Olaf, did you had time already to test further?
I'm sorry, I'm currently a bit busy. But I managed to run the wav tests :D The machine changed a bit, so the times are a bit different, so I re-run mplayer vs. gstreamer/playbin2 wo asserts for ogg/vorbis too: runtime [sec] | vorbis | wav ------------------------------ playbin2 wo ass | 20.8 | 7.1 mplayer | 8.0 | 5.8 cpu usage [%] | vorbis | wav ------------------------------ playbin2 wo ass | 6.5 | 2.2 mplayer | 2.5 | 1.8 So it seems as if playing a wav file isn't that costly using gstreamer. Most overhead really seems to come from the codecs used. But on the other hand: playing a wav file using gstreamer is nearly as "costly" as playing an vorbis stream using mplayer.
Created attachment 154452 [details] Small script to do benchmarks This is a small and simple script to do some benchmarks. It accepts filenames as arguments and outputs averaged runtime stats.
Finally tried the script: Playing of file: /home/ensonic/Musik/klingon.mp3 Tag cpu [s] cpu [%] mplayer_ 1.2 0.0 playbin2a 2.4 0.0 playbin2b 1.6 0.0 playbin2b is: gst-launch-0.10 -q --gst-disable-registry-update filesrc location=%s ! mpg123 ! alsasink mpg123 is from http://gst.homeunix.net/ I'll try to add the plugin to gst-plugin-bad in the next days if the author agrees.
Forgot to mention, that this was with a full debug gstreamer (nothing disabled).
Created attachment 164248 [details] sysprofil profiling data playing a 4 minutes song gst uses between 2% and 10% of cpu on playing a mp3 file on my system. Possibly the profiling data collected with sysprofil on my system can help you to find where the problem is.

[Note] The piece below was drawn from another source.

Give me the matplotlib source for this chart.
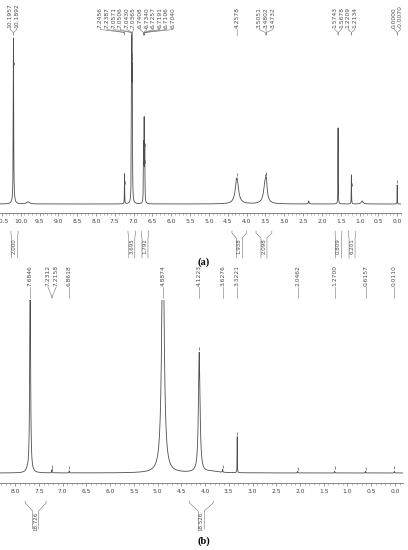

Martin, I know how to use a profiler :) The issue here is not a hotspot issue anymore. Using an efficient decoder helps, the rest is to some extend the overhead from gstreamer modularity. If it taks up to 10% for you, you either have a slow system or have not gone through the steps we described above. Regarding the attachment, I don't feel like downloading it and looking though it. If you think there is something good in there, just attach a screenshot -> that can be viewed more easily.
This is due to the shorter default buffer-time and latency-time of alsasink compared to other players. The effect completely disappears if you use 'alsasink buffer-time=1000000 latency-time=1000000'. Any values for latency-time much larger than 10 ms (the default) starts to cause things like volume sliders and play/pause to have a noticeable delay. Perhaps 30-40ms would be a better tradeoff between cpu usage and latency. IMO, however, it would be better for background audio playing apps (like rhythmbox) to set the latency higher manually rather than changing the default.